University of Michigan: Consumer sentiment dips in July

In this June 9, 2015, photo, shopper Miguel Ramirez, left, pays Angel Hernandez for his merchandise at a local fruit store in the Little Havana area of Miami.  The University of Michigan issues its monthly index of consumer sentiment for July on Friday, July 31, 2015. (AP Photo/Alan Diaz)
In this June 9, 2015, photo, shopper Miguel Ramirez, left, pays Angel Hernandez for his merchandise at a local fruit store in the Little Havana area of Miami. The University of Michigan issues its monthly index of consumer sentiment for July on Friday, July 31, 2015. (AP Photo/Alan Diaz)

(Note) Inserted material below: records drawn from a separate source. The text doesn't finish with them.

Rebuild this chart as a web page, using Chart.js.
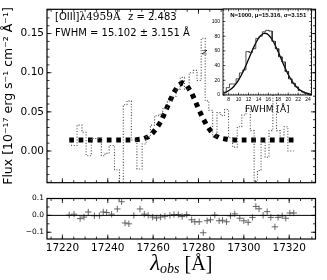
<!DOCTYPE html>
<html>
<head>
<meta charset="utf-8">
<script src="https://cdn.jsdelivr.net/npm/chart.js@4.4.0/dist/chart.umd.min.js"></script>
<style>
  body { margin: 0; background: #fff; }
  #wrap { position: relative; width: 327px; height: 280px; overflow: hidden; }
  canvas { position: absolute; }
</style>
</head>
<body>
<div id="wrap">
  <canvas id="spec" width="327" height="192" style="left:0;top:0"></canvas>
  <canvas id="resid" width="327" height="89" style="left:0;top:191px"></canvas>
  <canvas id="fwhm" width="132" height="116" style="left:195px;top:0"></canvas>
</div>
<script>
// observed wavelength grid [A]
const wavelength = [17223.0, 17225.1, 17227.8, 17229.5, 17231.4, 17234.1, 17236.3, 17238.0, 17239.5, 17241.7,
  17244.2, 17246.1, 17247.6, 17249.3, 17251.5, 17254.2, 17256.1, 17257.8, 17259.8, 17261.5,
  17263.3, 17265.2, 17267.4, 17269.2, 17271.1, 17272.8, 17274.8, 17277.0, 17278.4, 17280.3,
  17282.1, 17283.8, 17285.3, 17287.2, 17289.1, 17290.6, 17292.4, 17294.1, 17296.0, 17298.2,
  17300.0, 17301.9, 17303.8, 17305.3, 17306.7, 17308.5, 17310.3, 17311.9, 17313.7, 17315.1,
  17316.9, 17318.5, 17320.3, 17322.0];

const flux = [0.012, 0.007, 0.033, 0.024, -0.006, 0.016, 0.016, -0.006, -0.003, 0.007,
  -0.024, -0.067, 0.059, 0.064, 0.014, -0.023, 0.009, 0.018, 0.033, 0.045,
  0.047, 0.054, 0.064, 0.070, 0.079, 0.094, 0.079, 0.100, 0.103, 0.090,
  0.144, 0.064, 0.052, 0.018, 0.049, 0.045, 0.053, 0.017, 0.005, 0.031,
  0.046, 0.055, 0.026, -0.039, -0.025, 0.014, -0.008, 0.026, 0.078, 0.026,
  0.017, 0.031, 0.000, 0.000];

const gaussFit = [0.014, 0.014, 0.014, 0.014, 0.014, 0.014, 0.014, 0.014, 0.014, 0.014,
  0.014, 0.014, 0.014, 0.014, 0.014, 0.015, 0.016, 0.018, 0.023, 0.029,
  0.037, 0.049, 0.064, 0.075, 0.084, 0.087, 0.084, 0.074, 0.065, 0.052,
  0.041, 0.032, 0.026, 0.020, 0.017, 0.016, 0.015, 0.014, 0.014, 0.014,
  0.014, 0.014, 0.014, 0.014, 0.014, 0.014, 0.014, 0.014, 0.014, 0.014,
  0.014, 0.014, 0.014, 0.014];

const residual = [0.002, 0.007, -0.019, -0.010, 0.020, -0.002, -0.002, 0.020, 0.017, 0.007,
  0.038, 0.081, -0.045, -0.050, 0.000, 0.038, 0.007, 0.000, -0.010, -0.016,
  -0.010, -0.005, 0.000, 0.005, 0.005, -0.007, 0.005, -0.026, -0.038, -0.038,
  -0.103, -0.032, -0.026, 0.002, -0.032, -0.029, -0.038, -0.003, 0.009, -0.017,
  -0.032, -0.041, -0.012, 0.053, 0.039, 0.000, 0.022, -0.012, -0.068, -0.012,
  -0.003, -0.017, 0.014, 0.014];

const xTicks = [17220, 17240, 17260, 17280, 17300, 17320];
const fluxTicks = [0.00, 0.05, 0.10, 0.15];
const residTicks = [-0.1, 0.0, 0.1];

// inset: FWHM distribution of the 1000 realisations
const fwhmBinEdges = [6.87, 7.53, 8.19, 8.85, 9.51, 10.17, 10.83, 11.49, 12.15, 12.81, 13.47, 14.13, 14.79, 15.45,
  16.11, 16.77, 17.43, 18.09, 18.75, 19.41, 20.07, 20.73, 21.39, 22.05, 22.71, 23.37, 24.03, 24.69];
const fwhmCounts = [3, 10, 15, 15, 22, 30, 34, 59, 58, 63, 77, 80, 86, 88, 87, 73, 63, 52, 45, 32, 22, 16, 11, 6, 4, 2, 1];
const fwhmCurveX = [7, 8, 9, 10, 11, 12, 13, 14, 15, 15.3, 16, 17, 18, 19, 20, 21, 22, 23, 24, 24.69];
const fwhmCurveY = [2.6, 5.7, 11.3, 20.2, 32.9, 48.3, 64.1, 77.0, 83.6, 84.0, 82.0, 72.8, 58.4, 42.4, 27.8, 16.5, 8.9, 4.3, 1.9, 1.0];
const fwhmXTicks = [8, 10, 12, 14, 16, 18, 20, 22, 24];
const fwhmYTicks = [0, 20, 40, 60, 80, 100];

const lineLabel = '[OIII]';
const lineWave = 'λ4959Å';
const redshiftText = 'z = 2.483';
const fwhmText = 'FWHM = 15.102 ± 3.151 Å';
const statsText = 'N=1000, μ=15.316, σ=3.151';

const minus = s => s.replace('-', '−');

// box round the plot area, with inward ticks on all four sides
const framePlugin = {
  id: 'frame',
  beforeDraw(chart, args, opts) {
    if (!opts.fill) return;
    const a = chart.chartArea;
    chart.ctx.save();
    chart.ctx.fillStyle = opts.fill;
    chart.ctx.fillRect(a.left, a.top, a.width, a.height);
    chart.ctx.restore();
  },
  afterDraw(chart, args, opts) {
    const ctx = chart.ctx, a = chart.chartArea;
    const xs = chart.scales.x, ys = chart.scales.y;
    ctx.save();
    ctx.strokeStyle = '#000';
    ctx.lineWidth = opts.tickWidth;
    const marks = (scale, step, len, vertical) => {
      const first = Math.ceil(scale.min / step - 1e-6);
      const last = Math.floor(scale.max / step + 1e-6);
      ctx.beginPath();
      for (let i = first; i <= last; i++) {
        const p = scale.getPixelForValue(i * step);
        if (vertical) {
          ctx.moveTo(p, a.bottom); ctx.lineTo(p, a.bottom - len);
          ctx.moveTo(p, a.top); ctx.lineTo(p, a.top + len);
        } else {
          ctx.moveTo(a.left, p); ctx.lineTo(a.left + len, p);
          ctx.moveTo(a.right, p); ctx.lineTo(a.right - len, p);
        }
      }
      ctx.stroke();
    };
    marks(xs, opts.xMinor, opts.minorLen, true);
    marks(xs, opts.xMajor, opts.majorLen, true);
    marks(ys, opts.yMinor, opts.minorLen, false);
    marks(ys, opts.yMajor, opts.majorLen, false);
    if (opts.zero) {
      const z = ys.getPixelForValue(0);
      ctx.lineWidth = 1;
      ctx.beginPath(); ctx.moveTo(a.left, z); ctx.lineTo(a.right, z); ctx.stroke();
    }
    ctx.lineWidth = opts.frameWidth;
    ctx.strokeRect(a.left, a.top, a.width, a.height);
    ctx.restore();
  }
};

const notesPlugin = {
  id: 'notes',
  afterDraw(chart) {
    const ctx = chart.ctx;
    ctx.save();
    ctx.fillStyle = '#000';
    ctx.font = '10px "DejaVu Sans"';
    ctx.fillText(lineLabel, 55, 19.5);
    const w = ctx.measureText(lineLabel).width;
    ctx.font = '10.5px "DejaVu Serif"';
    ctx.fillText(lineWave, 55 + w, 19.5);
    ctx.font = '10px "DejaVu Sans"';
    ctx.fillText(redshiftText, 128, 19.5);
    ctx.fillText(fwhmText, 55, 36);
    ctx.restore();
  }
};

const obsTitlePlugin = {
  id: 'obsTitle',
  afterDraw(chart) {
    const ctx = chart.ctx, a = chart.chartArea;
    const parts = [
      { t: 'λ', f: 'italic 23px "Liberation Serif"', dy: 0 },
      { t: 'obs', f: 'italic 14px "Liberation Serif"', dy: 3 },
      { t: ' [Å]', f: '20px "Liberation Serif"', dy: 0 }
    ];
    ctx.save();
    ctx.fillStyle = '#000';
    let total = 0;
    parts.forEach(p => { ctx.font = p.f; p.w = ctx.measureText(p.t).width; total += p.w; });
    let x = (a.left + a.right) / 2 - total / 2;
    parts.forEach(p => { ctx.font = p.f; ctx.fillText(p.t, x, 79 + p.dy); x += p.w; });
    ctx.restore();
  }
};

const statsPlugin = {
  id: 'stats',
  afterDraw(chart) {
    const ctx = chart.ctx, a = chart.chartArea;
    ctx.save();
    ctx.fillStyle = '#000';
    ctx.font = 'bold 6px "Liberation Sans"';
    ctx.textAlign = 'center';
    ctx.fillText(statsText, (a.left + a.right) / 2 + 1, a.top + 8);
    ctx.restore();
  }
};

const fixedWidth = w => scale => { scale.width = w; };
const fixedHeight = h => scale => { scale.height = h; };
const setTicks = list => scale => { scale.ticks = list.map(v => ({ value: v })); };

const baseOptions = {
  responsive: false,
  animation: false,
  events: [],
  plugins: { legend: { display: false }, tooltip: { enabled: false } }
};

const specPoints = wavelength.map((w, i) => ({ x: w, y: flux[i] }));
const fitPoints = wavelength.map((w, i) => ({ x: w, y: gaussFit[i] }));
const residPoints = wavelength.map((w, i) => ({ x: w, y: residual[i] }));

new Chart(document.getElementById('spec'), {
  type: 'line',
  data: {
    datasets: [{
      data: specPoints,
      stepped: 'middle',
      borderColor: '#555',
      borderWidth: 1.1,
      borderDash: [1.1, 1.7],
      pointRadius: 0,
      clip: 0
    }, {
      data: fitPoints,
      borderColor: '#000',
      borderWidth: 5,
      borderDash: [4.7, 4.7],
      borderCapStyle: 'butt',
      pointRadius: 0,
      clip: 0
    }]
  },
  options: {
    ...baseOptions,
    layout: { padding: { top: 4, right: 11.5, bottom: 1, left: 0 } },
    plugins: {
      ...baseOptions.plugins,
      frame: { xMajor: 20, xMinor: 5, yMajor: 0.05, yMinor: 0.01, majorLen: 4.5, minorLen: 2.5, tickWidth: 0.8, frameWidth: 1.2 }
    },
    scales: {
      x: { type: 'linear', display: false, min: 17213.2, max: 17331.6 },
      y: {
        type: 'linear', min: -0.0405, max: 0.181,
        afterFit: fixedWidth(47),
        afterBuildTicks: setTicks(fluxTicks),
        grid: { display: false, drawTicks: false },
        border: { display: false },
        ticks: { padding: 3, color: '#000', font: { family: 'DejaVu Sans', size: 10.5 }, callback: v => v.toFixed(2) },
        title: {
          display: true, text: 'Flux [10⁻¹⁷ erg s⁻¹ cm⁻² Å⁻¹]', color: '#000',
          font: { family: 'DejaVu Sans', size: 12.5 }, padding: { top: 1, bottom: 0 }
        }
      }
    }
  },
  plugins: [framePlugin, notesPlugin]
});

new Chart(document.getElementById('resid'), {
  type: 'scatter',
  data: {
    datasets: [{
      data: residPoints,
      pointStyle: 'cross',
      pointRadius: 3.2,
      borderColor: '#555',
      borderWidth: 0.9,
      clip: 0
    }]
  },
  options: {
    ...baseOptions,
    layout: { padding: { top: 1, right: 11.5, bottom: 0, left: 0 } },
    plugins: {
      ...baseOptions.plugins,
      frame: { xMajor: 20, xMinor: 5, yMajor: 0.1, yMinor: 0.05, majorLen: 4.5, minorLen: 2.5, tickWidth: 0.8, frameWidth: 1.2, zero: true }
    },
    scales: {
      x: {
        type: 'linear', min: 17213.2, max: 17331.6,
        afterFit: fixedHeight(41),
        afterBuildTicks: setTicks(xTicks),
        grid: { display: false, drawTicks: false },
        border: { display: false },
        ticks: { padding: 3, color: '#000', maxRotation: 0, font: { family: 'DejaVu Sans', size: 10.5 }, callback: v => String(v) }
      },
      y: {
        type: 'linear', min: -0.14, max: 0.1,
        afterFit: fixedWidth(47),
        afterBuildTicks: setTicks(residTicks),
        grid: { display: false, drawTicks: false },
        border: { display: false },
        ticks: { padding: 3, color: '#000', font: { family: 'DejaVu Sans', size: 7.5 }, callback: v => minus(v.toFixed(1)) }
      }
    }
  },
  plugins: [framePlugin, obsTitlePlugin]
});

const histOutline = [{ x: fwhmBinEdges[0], y: 0 }];
fwhmCounts.forEach((c, i) => {
  histOutline.push({ x: fwhmBinEdges[i], y: c });
  histOutline.push({ x: fwhmBinEdges[i + 1], y: c });
});
histOutline.push({ x: fwhmBinEdges[fwhmBinEdges.length - 1], y: 0 });

new Chart(document.getElementById('fwhm'), {
  type: 'line',
  data: {
    datasets: [{
      data: histOutline,
      borderColor: '#222',
      borderWidth: 0.8,
      pointRadius: 0,
      tension: 0
    }, {
      data: fwhmCurveX.map((x, i) => ({ x: x, y: fwhmCurveY[i] })),
      borderColor: '#000',
      borderWidth: 1.3,
      pointRadius: 0,
      cubicInterpolationMode: 'monotone'
    }]
  },
  options: {
    ...baseOptions,
    layout: { padding: { top: 9, right: 15.5, bottom: 0, left: 0 } },
    plugins: {
      ...baseOptions.plugins,
      frame: { fill: '#fff', xMajor: 2, xMinor: 0.5, yMajor: 20, yMinor: 5, majorLen: 2.5, minorLen: 1.3, tickWidth: 0.6, frameWidth: 0.9 }
    },
    scales: {
      x: {
        type: 'linear', min: 6.87, max: 24.69,
        afterFit: fixedHeight(21),
        afterBuildTicks: setTicks(fwhmXTicks),
        grid: { display: false, drawTicks: false },
        border: { display: false },
        ticks: { padding: 1.5, color: '#000', maxRotation: 0, font: { family: 'Liberation Sans', size: 5 } },
        title: {
          display: true, text: 'FWHM [Å]', color: '#000',
          font: { family: 'DejaVu Sans', size: 9 }, padding: { top: 0, bottom: 0.5 }
        }
      },
      y: {
        type: 'linear', min: 0, max: 117,
        afterFit: fixedWidth(28),
        afterBuildTicks: setTicks(fwhmYTicks),
        grid: { display: false, drawTicks: false },
        border: { display: false },
        ticks: { padding: 3, color: '#000', font: { family: 'Liberation Sans', size: 5 } },
        title: {
          display: true, text: 'N', color: '#000',
          font: { family: 'Liberation Sans', size: 8 }, padding: { top: 5, bottom: 0 }
        }
      }
    }
  },
  plugins: [framePlugin, statsPlugin]
});
</script>
</body>
</html>
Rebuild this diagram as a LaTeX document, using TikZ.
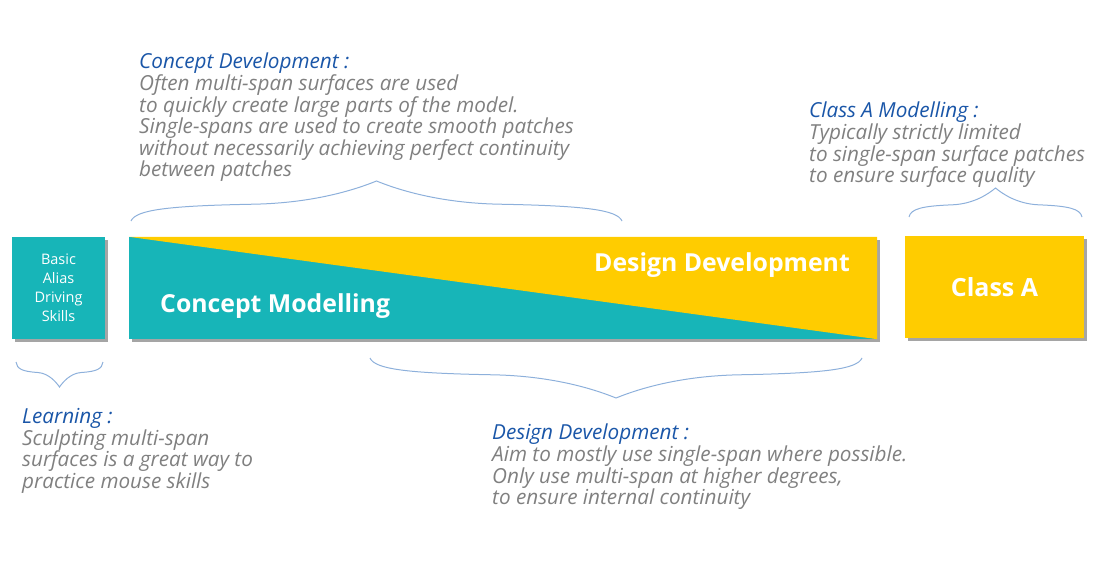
\documentclass[tikz,border=0pt]{standalone}
\usepackage{fontspec}
\setmainfont{Open Sans}
\usetikzlibrary{shadows}
\definecolor{boxteal}{HTML}{17B5B8}
\definecolor{boxyellow}{HTML}{FFCC00}
\definecolor{braceblue}{HTML}{8DB0DB}
\definecolor{titleblue}{HTML}{1A56A8}
\definecolor{notegray}{HTML}{808080}
\tikzset{
  blockbox/.style={minimum height=102pt, inner sep=0pt, text=white,
    drop shadow={shadow xshift=3pt, shadow yshift=-3pt, fill=black!70}},
  blocklabel/.style={inner sep=0pt, text=white, font=\fontsize{24.8}{28}\selectfont\bfseries},
  note/.style={anchor=north west, inner sep=0pt, align=left, text=notegray,
    font=\fontsize{20.7}{21.6}\selectfont\itshape},
  curly/.pic={
    \draw[braceblue, line width=1pt]
      (-1,1) .. controls (-0.98,0.72) and (-0.85,0.62) .. (-0.5,0.58)
      .. controls (-0.25,0.55) and (-0.08,0.2) .. (0,0)
      .. controls (0.08,0.2) and (0.25,0.55) .. (0.5,0.58)
      .. controls (0.85,0.62) and (0.98,0.72) .. (1,1);
  }
}
\begin{document}
\begin{tikzpicture}[x=1pt,y=-1pt]
  \useasboundingbox (0,0) rectangle (1100,580);
  % boxes
  \node[blockbox, minimum width=93pt, fill=boxteal, align=center,
    font=\fontsize{14.5}{19}\selectfont] (basic) at (58.5,288) {Basic\\Alias\\Driving\\Skills};
  \node[blockbox, minimum width=748pt, fill=boxteal] (main) at (503,288) {};
  \fill[boxyellow] (main.north west) -- (main.north east) -- (main.south east) -- cycle;
  \node[blocklabel, anchor=base west] (concept) at (160,312) {Concept Modelling};
  \node[blocklabel, anchor=base east] (design) at (850,271) {Design Development};
  \node[blockbox, minimum width=179pt, fill=boxyellow,
    font=\fontsize{25}{28}\selectfont\bfseries] (classa) at (994.5,287) {Class A};
  % braces
  \pic[xscale=245.5, yscale=40] at (376.5,181) {curly};
  \pic[xscale=86.5, yscale=29] at (995.5,188) {curly};
  \pic[xscale=43.5, yscale=-25] at (59.5,387) {curly};
  \pic[xscale=246, yscale=-40] at (616,398) {curly};
  % notes
  \node[note] (conceptnote) at (139,53) {\textcolor{titleblue}{Concept Development :}\\
    Often multi-span surfaces are used\\
    to quickly create large parts of the model.\\
    Single-spans are used to create smooth patches\\
    without necessarily achieving perfect continuity\\
    between patches};
  \node[note] (classanote) at (809,102) {\textcolor{titleblue}{Class A Modelling :}\\
    Typically strictly limited\\
    to single-span surface patches\\
    to ensure surface quality};
  \node[note] (learningnote) at (22,408) {\textcolor{titleblue}{Learning :}\\
    Sculpting multi-span\\
    surfaces is a great way to\\
    practice mouse skills};
  \node[note] (designnote) at (492,424) {\textcolor{titleblue}{Design Development :}\\
    Aim to mostly use single-span where possible.\\
    Only use multi-span at higher degrees,\\
    to ensure internal continuity};
\end{tikzpicture}
\end{document}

WASHINGTON (AP) — U.S. consumer sentiment slipped this month but remains at healthy levels, the University of Michigan said Friday.

Michigan’s index of consumer sentiment fell to 93.1 in July from 96.1 the previous month.

Richard Curtin, chief economist for the survey, blamed the drop on the “disappointing pace of economic growth.”

On Thursday, the U.S. government reported that the economy rose at a steady but unspectacular annual rate of 2.3 percent from April to June.

Still, Curtin said the sentiment index has averaged 94.5 since December, the highest eight-month average since 2004. He attributed the healthy level of consumer optimism to “modestly positive news on jobs and wages.”

The index was at 81.8 a year ago.

Employers added a solid 223,000 jobs last month, and unemployment has dropped to a seven-year low 5.3 percent.

“Gains in home prices and jobs have helped stabilize household wealth,” economists Maninder Sibia and Steven Wood of the Economic Advisory Service wrote in a research note. “But recent headlines about financial volatility in Greece and China may have left consumers with a less positive outlook after moderate increase last month.”

On Tuesday, the Conference Board, a business research group, said its consumer confidence index dropped to the lowest level since September, attributing the plunge to worries about the outlook for jobs, the ongoing debt crisis in Greece and a stock-market freefall in China.

The U.S. economy got off to a bad start this year, growing at an annual rate of just 0.6 percent from January through March, before gaining some momentum in the second quarter. Economists say the outlook is likely strong enough for the Federal Reserve to raise short-term interest rates later this year. The Fed has kept short-term rates near zero since December 2008.